Exemplo: "Lá começaram os seus amores (do rei) com a rainha,
que tão fatais foram para um e outro." (E não outra.).
10) Na designação de certas profissões, como soldado
e toda hierarquia militar.
Exemplo: O soldado Maria Regina foi convocado.
11) Na locução devido a houve masculinização.
Devido é particípio do verbo dever, pois concorda normalmente
com o substantivo referente. Exemplo:
a) Ausência devida a motivo imperioso (certo gramaticalmente).
b) Ausência devido a motivo imperioso (concordância machista).
c) Dada a atenuante. Dadas as atenuantes (certo gramaticalmente).
d) Dado à atenuante. Dados às atenuantes (concordância
machista).
Um estudo realizado pelos professores Waldenyr Caldas e Thaís Montenegro
Chinellato com expressões usadas pelos homens sobre as mulheres, como
peruas, galinhas, gatinhas, vacas, piranhas e potrancas, entre outros animais,
revelou que os machistas dizem cobras e lagartos, mas nem sempre usam os termos
no mau sentido. Em alguns casos, a palavra que ofende também pode afagar.
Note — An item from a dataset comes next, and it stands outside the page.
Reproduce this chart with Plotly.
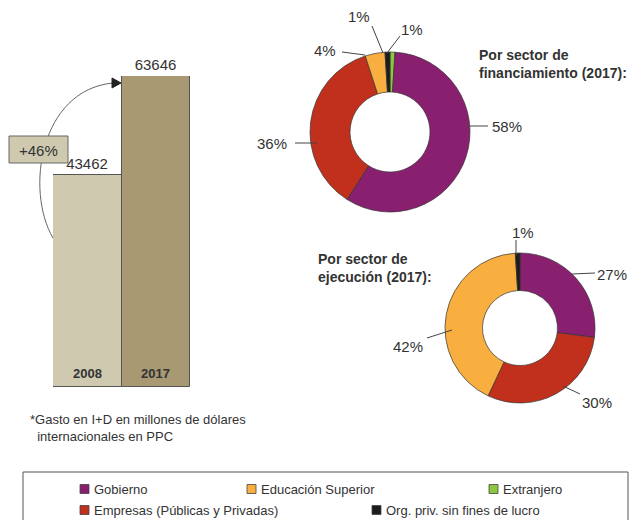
import plotly.graph_objects as go

# ---------------- data ----------------
years = ["2008", "2017"]
spend = [43462, 63646]
growth_label = "+46%"

fin_sectors = ["Extranjero", "Gobierno", "Empresas (Públicas y Privadas)",
               "Educación Superior", "Org. priv. sin fines de lucro"]
fin_values = [1, 58, 36, 4, 1]

exe_sectors = ["Gobierno", "Empresas (Públicas y Privadas)",
               "Educación Superior", "Org. priv. sin fines de lucro"]
exe_values = [27, 30, 42, 1]

legend_rows = [["Gobierno", "Educación Superior", "Extranjero"],
               ["Empresas (Públicas y Privadas)", "Org. priv. sin fines de lucro"]]

sector_colors = {
    "Gobierno": "#88206F",
    "Empresas (Públicas y Privadas)": "#C1301D",
    "Educación Superior": "#F9AE40",
    "Extranjero": "#8DC63F",
    "Org. priv. sin fines de lucro": "#1C1C1C",
}
bar_colors = ["#CEC9AF", "#A89972"]

W, H = 630, 520
FONT = "Liberation Sans, Arial, sans-serif"
TXT = "#333333"


def px(x):
    return x / W


def py(y):
    return 1 - y / H


fig = go.Figure()

# ---------------- bars ----------------
fig.add_trace(go.Bar(
    x=years, y=spend,
    marker=dict(color=bar_colors, line=dict(color="#555555", width=1)),
    texttemplate="%{y:.0f}", textposition="outside",
    textfont=dict(size=15, color=TXT, family=FONT),
    cliponaxis=False,
))

# ---------------- donuts ----------------
fig.add_trace(go.Pie(
    labels=fin_sectors, values=fin_values, hole=0.5, sort=False,
    direction="clockwise", rotation=0, textinfo="none",
    marker=dict(colors=[sector_colors[s] for s in fin_sectors],
                line=dict(color="#333333", width=0.7)),
    domain=dict(x=[px(310), px(470)], y=[py(212), py(52)]),
))
fig.add_trace(go.Pie(
    labels=exe_sectors, values=exe_values, hole=0.5, sort=False,
    direction="clockwise", rotation=0, textinfo="none",
    marker=dict(colors=[sector_colors[s] for s in exe_sectors],
                line=dict(color="#333333", width=0.7)),
    domain=dict(x=[px(445), px(595)], y=[py(403), py(253)]),
))

shapes = []
annotations = []


def line(x0, y0, x1, y1, color="#444444", width=1):
    shapes.append(dict(type="line", xref="paper", yref="paper",
                       x0=px(x0), y0=py(y0), x1=px(x1), y1=py(y1),
                       line=dict(color=color, width=width)))


def text(x, y, s, size=15, xanchor="center", align="center"):
    annotations.append(dict(
        xref="paper", yref="paper", x=px(x), y=py(y), text=s,
        showarrow=False, xanchor=xanchor, yanchor="middle", align=align,
        font=dict(size=size, color=TXT, family=FONT)))


# financing labels: (value index, text center, line)
fin_label_pos = [
    (1, (507, 126), (467, 126, 488, 126)),
    (2, (272, 143), (295, 143, 317, 143)),
    (3, (325, 51), (342, 52, 365, 55)),
    (4, (359, 17), (372, 26, 383, 53)),
    (0, (412, 29), (400, 36, 387, 53)),
]
for i, (tx, ty), (a, b, c, d) in fin_label_pos:
    text(tx, ty, f"{fin_values[i]}%")
    line(a, b, c, d)

exe_label_pos = [
    (3, (523, 233), (516, 240, 516, 256)),
    (0, (612, 274), (572, 274, 595, 273)),
    (2, (408, 346), (427, 338, 452, 330)),
    (1, (597, 402), (563, 386, 580, 394)),
]
for i, (tx, ty), (a, b, c, d) in exe_label_pos:
    text(tx, ty, f"{exe_values[i]}%")
    line(a, b, c, d)

# titles
text(477, 64, "<b>Por sector de<br>financiamiento (2017):</b>", size=14,
     xanchor="left", align="left")
text(316, 268, "<b>Por sector de<br>ejecución (2017):</b>", size=14,
     xanchor="left", align="left")

# year labels inside bars (category index on the bar axis)
for i, yr in enumerate(years):
    annotations.append(dict(
        xref="x", yref="y", x=i, y=0, text=f"<b>{yr}</b>", showarrow=False,
        yanchor="bottom", yshift=4,
        font=dict(size=13, color=TXT, family=FONT)))

# growth arrow and box
shapes.append(dict(type="path", xref="paper", yref="paper",
                   path=f"M {px(53):.4f},{py(238):.4f} C {px(25):.4f},{py(190):.4f} {px(40):.4f},{py(90):.4f} {px(113):.4f},{py(83):.4f}",
                   line=dict(color="#666666", width=1)))
shapes.append(dict(type="path", xref="paper", yref="paper",
                   path=f"M {px(112):.4f},{py(78):.4f} L {px(121):.4f},{py(83):.4f} L {px(112):.4f},{py(88):.4f} Z",
                   fillcolor="#222222", line=dict(color="#222222", width=1)))
shapes.append(dict(type="rect", xref="paper", yref="paper",
                   x0=px(9), x1=px(68), y0=py(163), y1=py(136),
                   fillcolor=bar_colors[0], line=dict(color="#666666", width=1)))
text(38.5, 150, growth_label, size=15)

# footnote
text(28, 428, "*Gasto en I+D en millones de dólares<br>  internacionales en PPC",
     size=13, xanchor="left", align="left")

# legend box
shapes.append(dict(type="rect", xref="paper", yref="paper",
                   x0=px(23), x1=px(628), y0=py(535), y1=py(472),
                   fillcolor="rgba(0,0,0,0)", line=dict(color="#555555", width=1)))
legend_x = [[80, 247, 489], [80, 372]]
legend_y = [489, 510]
for r, row in enumerate(legend_rows):
    for c, name in enumerate(row):
        x0 = legend_x[r][c]
        y0 = legend_y[r]
        shapes.append(dict(type="rect", xref="paper", yref="paper",
                           x0=px(x0), x1=px(x0 + 9), y0=py(y0 + 4.5), y1=py(y0 - 4.5),
                           fillcolor=sector_colors[name], line=dict(color="#444444", width=0.8)))
        text(x0 + 12, y0, name, size=13, xanchor="left", align="left")

hidden = dict(showticklabels=False, showgrid=False, zeroline=False, showline=False, ticks="")
fig.update_layout(
    width=W, height=H, margin=dict(l=0, r=0, t=0, b=0),
    paper_bgcolor="white", plot_bgcolor="rgba(0,0,0,0)",
    showlegend=False, bargap=0,
    font=dict(family=FONT, color=TXT),
    xaxis=dict(domain=[px(53), px(190)], type="category",
               range=[-0.5, len(years) - 0.5], **hidden),
    yaxis=dict(domain=[py(387), py(76)], range=[0, spend[1]], **hidden),
    shapes=shapes, annotations=annotations,
)

fig.write_html("out.html", config={"displayModeBar": False},
               post_script="document.body.style.margin='0';document.body.style.overflow='hidden';")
Caldas, professor de Sociologia da Cultura Brasileira, e Thaís, professora
de Língua Portuguesa, estudaram os adjetivos qualificativos que elogiam
ou denigrem a imagem das mulheres.
A idéia surgiu na época da novela Perigosas Peruas,
exibida pela Rede Globo. Percebi que havia um sentido duplo no uso da
palavra perua - lembra Waldenyr. O termo `perua, em
determinados momentos, era aplicado no sentido elogioso e muitas vezes com um
certo status, e em outras ocasiões assumia um sentido desmoralizante
e depreciativo.
O significado desse termo passou a ser outro hoje, perua é um
termo aplicado no caso da mulher toda empetecada, que oxigena o
cabelo, usa roupas coladas, sapato alto, que se produz com roupas caras, para
tornar-se desejável para o outro.
O trabalho dos professores se deteve na análise do significado que
as expressões têm para a mulher. E, normalmente, estas palavras
estão associadas a animais: gata, pantera, galinha... Na extremidade
dessa bizarra cadeia está a piranha, peixe carnívoro cuja voracidade
foi emprestada à prostituta, devoradora sexual e espoliadora de seus
clientes.
Como peixe, a piranha povoa os rios e apavora; como mulher, ela invade
as esquinas e seduz. Na água, a piranha ataca a carne com a avidez das
mandíbulas; na rua, a `piranha oferece sua carne para a avidez
do sexo, acrescenta a professora.
Geralmente, os termos pejorativos têm uma conotação machista
e um caráter erotizado, surgindo da cultura popular. A pesquisadora diz
que não se sabe quando surgiu ou quem usou pela primeira vez. É
o homem interpretando o corpo da mulher sob a ótica sensualista. A
visão do homem em relação à mulher é distorcida
porque a sociedade ainda é comandada pelo machão, observa
Caldas, lembrando que o escritor Machado de Assis relaciona a personagem Capitu
com animais, e José de Alencar não fica atrás quando se
refere a Iracema.
Entre os termos que ganham contorno erotizado está potrancona.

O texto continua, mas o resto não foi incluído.